Ah, the Bay of Pigs. This must be what they teach editors at the first meeting when they are inducted into the secret society of the guardians of America: When in trouble, bring up the Bay of Pigs.
History has taught us that the government is not always being honest when it cites secrecy as a reason not to publish. No one believes, in retrospect, that there was any true reason to withhold the Pentagon Papers, although the government fought vigorously to keep them from being published by the New York Times and the Washington Post. As Justice Hugo Black put it in that case: “The guarding of military and diplomatic secrets at the expense of informed representative government provides no real security for our Republic.”

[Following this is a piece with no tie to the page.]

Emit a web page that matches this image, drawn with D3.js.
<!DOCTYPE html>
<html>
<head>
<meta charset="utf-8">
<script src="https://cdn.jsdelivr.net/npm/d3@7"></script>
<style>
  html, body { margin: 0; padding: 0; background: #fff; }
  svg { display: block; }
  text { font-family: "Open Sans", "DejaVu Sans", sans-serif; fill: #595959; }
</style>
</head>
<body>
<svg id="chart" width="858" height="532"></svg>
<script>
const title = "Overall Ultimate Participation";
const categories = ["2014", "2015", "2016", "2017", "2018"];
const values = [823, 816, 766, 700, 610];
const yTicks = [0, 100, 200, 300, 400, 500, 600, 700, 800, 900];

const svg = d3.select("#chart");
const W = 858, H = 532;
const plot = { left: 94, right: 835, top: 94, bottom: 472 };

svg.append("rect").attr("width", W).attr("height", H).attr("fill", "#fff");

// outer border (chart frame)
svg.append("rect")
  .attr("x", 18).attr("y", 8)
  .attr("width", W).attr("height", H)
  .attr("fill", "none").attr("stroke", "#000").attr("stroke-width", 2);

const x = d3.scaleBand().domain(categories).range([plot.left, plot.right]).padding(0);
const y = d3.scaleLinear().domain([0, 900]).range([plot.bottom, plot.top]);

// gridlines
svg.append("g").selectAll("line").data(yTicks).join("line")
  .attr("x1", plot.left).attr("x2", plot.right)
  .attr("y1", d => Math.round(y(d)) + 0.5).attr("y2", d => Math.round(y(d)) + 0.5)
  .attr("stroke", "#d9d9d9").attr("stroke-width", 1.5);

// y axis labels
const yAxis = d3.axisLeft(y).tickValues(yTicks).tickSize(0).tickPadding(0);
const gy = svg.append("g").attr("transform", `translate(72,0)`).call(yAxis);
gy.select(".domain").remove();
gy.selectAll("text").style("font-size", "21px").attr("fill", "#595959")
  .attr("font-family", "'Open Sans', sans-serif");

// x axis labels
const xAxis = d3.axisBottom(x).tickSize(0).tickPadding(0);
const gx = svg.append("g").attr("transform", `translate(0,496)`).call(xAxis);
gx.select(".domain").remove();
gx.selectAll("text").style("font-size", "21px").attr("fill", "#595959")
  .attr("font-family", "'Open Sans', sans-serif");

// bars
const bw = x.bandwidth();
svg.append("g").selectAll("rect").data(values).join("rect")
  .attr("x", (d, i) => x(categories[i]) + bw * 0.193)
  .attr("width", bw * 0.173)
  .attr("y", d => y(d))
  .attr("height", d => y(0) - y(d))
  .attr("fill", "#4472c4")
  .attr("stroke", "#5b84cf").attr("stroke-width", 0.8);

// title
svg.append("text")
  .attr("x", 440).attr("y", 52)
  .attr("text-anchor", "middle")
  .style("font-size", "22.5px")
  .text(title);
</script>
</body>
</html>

Here Baquet reveals his ignorance of the Pentagon Papers decision. Begin with the fact that the case’s four dissenters are on record as not merely agreeing with the government’s right to withhold the papers, but even in the more radical proposition that a prior restraint was authorized. And serious students of the case understand that the objection made during the war –compromising methods and sources– would certainly not have survived long after the war’s end, but Baquet’s cavalier treatment of the facts of that case again raises the issue of whether newspapermen who lead busy but not particularly broad or learned lives are in a position to have the factual or experiential backgrounds to make judgments such as these. The triumph of cliches doesn’t matter when it is just newsroom posturing and idiot editorials. It has grave consequences when national security secrets are being paraded in an age of terror.

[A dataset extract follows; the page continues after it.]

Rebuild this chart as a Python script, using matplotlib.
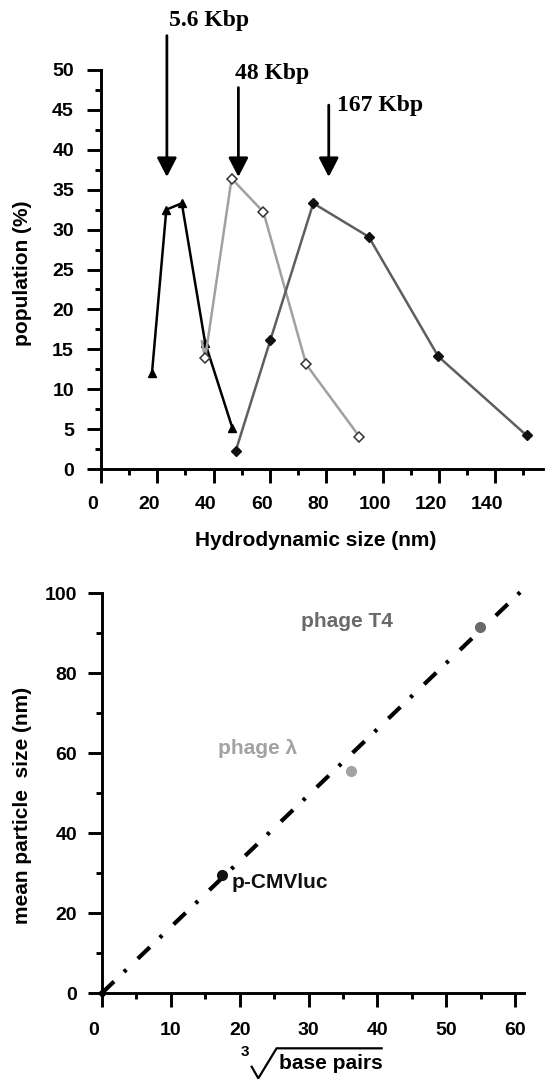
import matplotlib
matplotlib.use('Agg')
import matplotlib.pyplot as plt
import matplotlib.transforms as mtransforms
from matplotlib.ticker import MultipleLocator

# --- top panel: size distributions (hydrodynamic size nm, population %)
kbp56_size = [18.1, 23.2, 28.7, 37.0, 46.7]
kbp56_pop = [12.0, 32.5, 33.3, 15.8, 5.1]

kbp48_size = [35.8, 37.0, 46.4, 57.7, 72.9, 91.8]
kbp48_pop = [16.0, 13.9, 36.4, 32.2, 13.1, 4.05]

kbp167_size = [47.8, 60.2, 75.4, 95.1, 119.8, 151.2]
kbp167_pop = [2.2, 16.2, 33.3, 29.1, 14.1, 4.2]

arrow_labels = ['5.6 Kbp', '48 Kbp', '167 Kbp']
arrow_x = [23.4, 48.8, 80.9]
arrow_top = [54.3, 47.8, 45.6]
arrow_tip = 36.6
label_x = [24.1, 47.6, 83.8]
label_y = [56.2, 49.6, 45.6]

# --- bottom panel: cube root of base pairs vs mean particle size
sample_names = ['p-CMVluc', 'phage \u03bb', 'phage T4']
cbrt_bp = [17.4, 36.2, 54.9]
mean_size = [29.5, 55.6, 91.6]
sample_colors = ['#111111', '#a2a2a2', '#6a6a6a']
name_x = [18.8, 16.8, 28.9]
name_y = [27.6, 61.2, 92.8]

fit_x = [0, 61.6]
fit_y = [0, 101.6]

SANS = 'Liberation Sans'
SERIF = 'Liberation Serif'


def style_axes(ax):
    for side in ['top', 'right']:
        ax.spines[side].set_visible(False)
    for side in ['left', 'bottom']:
        ax.spines[side].set_linewidth(2.1)
    ax.tick_params(which='major', length=10, width=2.1, labelsize=14, pad=9.5)
    ax.tick_params(which='minor', length=4.5, width=2.1)
    for lab in ax.get_xticklabels() + ax.get_yticklabels():
        lab.set_fontweight('bold')
        lab.set_family(SANS)


def make_distribution(fig):
    ax = fig.add_axes([101 / 546, 610 / 1079, 442 / 546, 399 / 1079])
    ax.plot(kbp56_size, kbp56_pop, color='black', lw=1.8, marker='^',
            ms=6, mfc='black', mec='black', clip_on=False)
    ax.plot(kbp48_size, kbp48_pop, color='#a0a0a0', lw=1.8, marker='D',
            ms=5, mfc='white', mec='#333333', mew=1.1, markevery=list(range(1, 6)),
            clip_on=False)
    ax.plot(kbp167_size, kbp167_pop, color='#5e5e5e', lw=1.8, marker='D',
            ms=5, mfc='#111111', mec='#111111', clip_on=False)

    ax.set_xlim(0, 157)
    ax.set_ylim(0, 50)
    ax.yaxis.set_major_locator(MultipleLocator(5))
    ax.yaxis.set_minor_locator(MultipleLocator(2.5))
    ax.set_xticks(range(0, 141, 20))
    ax.set_xticks(range(10, 160, 10), minor=True)
    style_axes(ax)

    # tick labels sit a bit left of their ticks in the original
    shift = mtransforms.ScaledTranslation(-8 / 100, 0, fig.dpi_scale_trans)
    for lab in ax.get_xticklabels():
        lab.set_transform(lab.get_transform() + shift)

    for txt, x, top, lx, ly in zip(arrow_labels, arrow_x, arrow_top, label_x, label_y):
        ax.annotate('', xy=(x, arrow_tip), xytext=(x, top), annotation_clip=False,
                    arrowprops=dict(arrowstyle='-|>,head_length=0.58,head_width=0.3',
                                    mutation_scale=20, lw=2, color='black',
                                    shrinkA=0, shrinkB=0))
        ax.text(lx, ly, txt, family=SERIF, fontweight='bold', fontsize=17,
                ha='left', va='center', clip_on=False)

    ax.set_xlabel('Hydrodynamic size (nm)', family=SANS, fontweight='bold', fontsize=15)
    ax.set_ylabel('population (%)', family=SANS, fontweight='bold', fontsize=15)
    ax.xaxis.set_label_coords(0.485, -0.155)
    ax.yaxis.set_label_coords(-0.155, 0.49)
    return ax


def make_scaling(fig):
    ax = fig.add_axes([102 / 546, 86 / 1079, 422 / 546, 400 / 1079])
    ax.plot(fit_x, fit_y, color='black', lw=3, clip_on=False,
            dashes=(4.0, 3.3, 0.8, 3.8))
    ax.plot([0], [0], 'o', color='black', ms=4, clip_on=False)
    for x, y, c, name, nx, ny in zip(cbrt_bp, mean_size, sample_colors,
                                     sample_names, name_x, name_y):
        ax.plot([x], [y], 'o', color=c, ms=7, clip_on=False, zorder=3)
        ax.text(nx, ny, name, color=c, family=SANS, fontweight='bold',
                fontsize=15, ha='left', va='center')

    ax.set_xlim(0, 61.3)
    ax.set_ylim(0, 100)
    ax.set_xticks(range(0, 61, 10))
    ax.set_xticks(range(5, 61, 10), minor=True)
    ax.set_yticks(range(0, 101, 20))
    ax.set_yticks(range(10, 100, 20), minor=True)
    style_axes(ax)
    ax.tick_params(axis='y', pad=8)
    ax.tick_params(axis='x', pad=11)

    lab0 = ax.get_xticklabels()[0]
    lab0.set_transform(lab0.get_transform() +
                       mtransforms.ScaledTranslation(-8 / 100, 0, fig.dpi_scale_trans))

    # x label: cube root sign drawn by hand around "base pairs"
    ax.set_xlabel('base pairs', family=SANS, fontweight='bold', fontsize=15)
    ax.xaxis.set_label_coords(0.542, -0.152)
    ax.plot([0.3547, 0.3704, 0.4137, 0.6626], [-0.1843, -0.2133, -0.1383, -0.1383],
            color='black', lw=1.6, transform=ax.transAxes, clip_on=False,
            solid_joinstyle='miter')
    ax.text(0.3389, -0.1468, '3', family=SANS, fontweight='bold', fontsize=11,
            ha='center', va='center', transform=ax.transAxes)

    ax.set_ylabel('mean particle  size (nm)', family=SANS, fontweight='bold', fontsize=15)
    ax.yaxis.set_label_coords(-0.165, 0.47)
    return ax


if __name__ == "__main__":
    plt.rcParams['font.family'] = SANS
    plt.rcParams['font.weight'] = 'bold'

    fig = plt.figure(figsize=(5.46, 10.79), dpi=100)
    make_distribution(fig)
    make_scaling(fig)
    fig.savefig('out.png', dpi=100)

Baquet’s closing aside on the Pentagon Papers case –an “everbody knows” wave of the hand– demonstrates he really doesn’t get out much or read much.
I don’t expect all of our readers to agree with my call. But understand that it was one taken with serious reflection and supported by much history.

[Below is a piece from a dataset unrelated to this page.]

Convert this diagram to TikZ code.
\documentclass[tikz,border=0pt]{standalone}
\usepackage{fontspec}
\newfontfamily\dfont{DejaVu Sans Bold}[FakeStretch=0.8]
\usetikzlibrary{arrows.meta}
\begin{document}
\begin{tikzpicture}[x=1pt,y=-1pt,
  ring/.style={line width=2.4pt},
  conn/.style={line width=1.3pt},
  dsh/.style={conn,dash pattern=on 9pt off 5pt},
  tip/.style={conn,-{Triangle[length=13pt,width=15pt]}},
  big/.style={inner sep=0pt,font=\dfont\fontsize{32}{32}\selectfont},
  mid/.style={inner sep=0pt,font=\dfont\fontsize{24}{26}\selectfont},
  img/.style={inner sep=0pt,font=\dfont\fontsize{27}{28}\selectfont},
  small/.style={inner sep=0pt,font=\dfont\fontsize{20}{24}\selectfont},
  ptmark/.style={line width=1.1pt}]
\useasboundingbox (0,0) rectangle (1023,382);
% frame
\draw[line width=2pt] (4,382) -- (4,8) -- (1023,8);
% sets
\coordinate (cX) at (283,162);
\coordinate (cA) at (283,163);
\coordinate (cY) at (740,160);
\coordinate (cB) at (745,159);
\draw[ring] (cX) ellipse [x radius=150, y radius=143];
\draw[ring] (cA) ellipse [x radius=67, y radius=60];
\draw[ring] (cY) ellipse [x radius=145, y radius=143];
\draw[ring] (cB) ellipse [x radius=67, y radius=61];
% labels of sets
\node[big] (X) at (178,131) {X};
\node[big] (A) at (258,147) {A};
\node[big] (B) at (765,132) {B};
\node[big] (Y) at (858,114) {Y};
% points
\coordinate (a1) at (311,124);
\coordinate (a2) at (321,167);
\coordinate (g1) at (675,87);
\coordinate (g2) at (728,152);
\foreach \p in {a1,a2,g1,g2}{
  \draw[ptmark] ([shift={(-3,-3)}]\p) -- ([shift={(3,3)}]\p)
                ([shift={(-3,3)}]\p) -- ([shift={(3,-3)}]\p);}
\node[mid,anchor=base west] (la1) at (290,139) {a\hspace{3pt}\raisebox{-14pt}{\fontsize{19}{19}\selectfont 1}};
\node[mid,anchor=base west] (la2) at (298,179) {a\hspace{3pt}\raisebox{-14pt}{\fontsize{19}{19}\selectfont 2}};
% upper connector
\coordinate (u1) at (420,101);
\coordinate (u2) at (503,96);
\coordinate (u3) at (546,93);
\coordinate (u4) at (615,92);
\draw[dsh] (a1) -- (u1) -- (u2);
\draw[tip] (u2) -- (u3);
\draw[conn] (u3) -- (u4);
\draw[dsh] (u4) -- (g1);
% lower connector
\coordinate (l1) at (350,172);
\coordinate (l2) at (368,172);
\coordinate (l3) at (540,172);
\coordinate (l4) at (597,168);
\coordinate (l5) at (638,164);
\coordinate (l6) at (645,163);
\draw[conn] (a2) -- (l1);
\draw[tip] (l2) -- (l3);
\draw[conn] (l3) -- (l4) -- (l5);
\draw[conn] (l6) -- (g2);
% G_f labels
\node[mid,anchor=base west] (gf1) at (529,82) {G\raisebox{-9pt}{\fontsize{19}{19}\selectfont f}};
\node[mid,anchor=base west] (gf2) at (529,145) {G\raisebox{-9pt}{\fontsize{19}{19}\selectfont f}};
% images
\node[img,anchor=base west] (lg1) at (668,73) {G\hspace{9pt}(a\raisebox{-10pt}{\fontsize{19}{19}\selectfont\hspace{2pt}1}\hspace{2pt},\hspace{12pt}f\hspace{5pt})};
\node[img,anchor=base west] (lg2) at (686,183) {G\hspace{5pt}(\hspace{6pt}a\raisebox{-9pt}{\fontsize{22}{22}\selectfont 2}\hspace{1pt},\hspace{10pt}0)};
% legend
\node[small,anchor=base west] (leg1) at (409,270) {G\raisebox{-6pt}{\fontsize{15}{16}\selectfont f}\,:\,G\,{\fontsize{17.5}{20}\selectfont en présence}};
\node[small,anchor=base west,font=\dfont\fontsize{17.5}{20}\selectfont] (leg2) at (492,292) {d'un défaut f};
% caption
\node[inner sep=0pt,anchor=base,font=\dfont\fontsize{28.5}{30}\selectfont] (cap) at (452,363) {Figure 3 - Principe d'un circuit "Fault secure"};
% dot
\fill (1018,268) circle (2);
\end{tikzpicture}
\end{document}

It is Mr. Baquet’s misfortune to have published this defense within hours of an interview with his senior man in D.C. in which that man provides ample evidence that this assertion about “serios reflection” is false.
Also false –and unsupported by a single example– is the appeal to history. There is no parallel in the history of the major American press to this intentional injury to our national security intrests, no previous examples outside of this war where the press published stories it was warned could assist our enemies in eluding capture, no previous instance of indifference to the safety of Americans.
Here’s how I closed the interview with McManus:
HH: Sgt. T.F. Boggs, who’s serving in Iraq on his second tour, sent a letter to Mr. Keller after the story published at the New York Times, in which he included the line, “Thank you for continually contributing to the deaths of my fellow soldiers.” He, and many other mil-bloggers, are as angry as they can be, and they believe that these stories, yours among them, have contributed to the death of Americans and the empowerment of terrorists. I want you to have a chance to respond before you’ve got to leave, Mr. McManus.
DM: Well, I respect Sgt. Boggs, and I respect what he’s doing for our country. I think accusing newspapers of causing the deaths of soldiers over the last several years because of a story that was printed last week probably adds more heat than light to this discussion.
Mr. McManus chose to hear Sgt. Boggs’ objection in a narrow way, allowing him to dodge the responsibility Boggs is assigning him. So does Baquet in his piece. So has Bill Keller and various apologists.
But the reactions of Americans across the country is one of disgust. The media elite crossed a line, and its indifference to the threat of terrorism defined it in a way that a thousand columns will not undo.